Date: Mon, 12 Jun 1995 18:32:03 -0400 (EDT)
From: David Jacobs <djacobs-AT-cecasun.utc.edu>
Subject: Re: Overcoming and Gianni Vattimo


I am not sure if we can say that both Nietzsche and Heidegger have 
foundations in any traditional sense (i.e., an a-temporal foundation that 
transcends the historical).  Why I think this is that both thinkers, in 
different ways, maintain their transitional place in the history of 
thought -- that is, they attempt to remain historical and are more within 
a foundation than giving one.  In section 42 of BEYOND GOOD AND EVIL, N. 
writes that a new species of philosophers is coming up (the free 
spirits), and though he does call himself this now and then, it seems 
here that he is a bridge to them in some way.

For Heidegger, in "The End of Philosophy and the Task of Thinking," his 
place remains preparatory; he writes, "the thinking in question remains 
unassumming, because its task is only preparatory, not a founding character. [...] Thinking must 
first learn what remains reserved and in store for it, what it is to get 
involved in.

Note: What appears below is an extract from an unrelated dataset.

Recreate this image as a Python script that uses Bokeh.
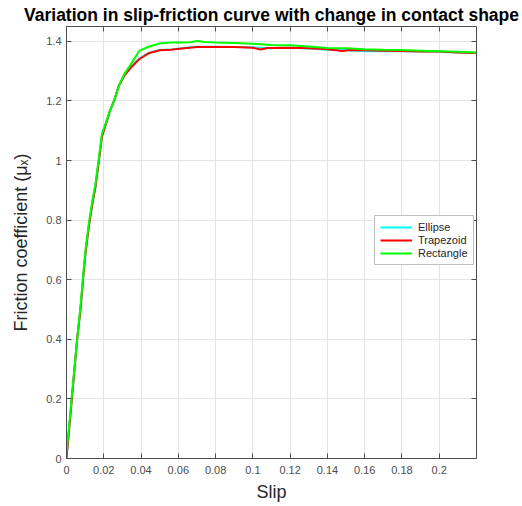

It prepares its own transformation in this learning" (BASIC 
WRITINGS, 2nd ed., p. 436).  I think both can seen as thinking that their 
work is a transformation, not building a new foundation.  Is this an 
implicit foundation?  Maybe, but both do not attempt in the least to have 
their foundations taken as the eternal truths; both allow others to 
surpass their own thinking.  In fact, it seems that both want that to occur.

I cannot respond directly to Vattimo's ideas; what are your thoughts?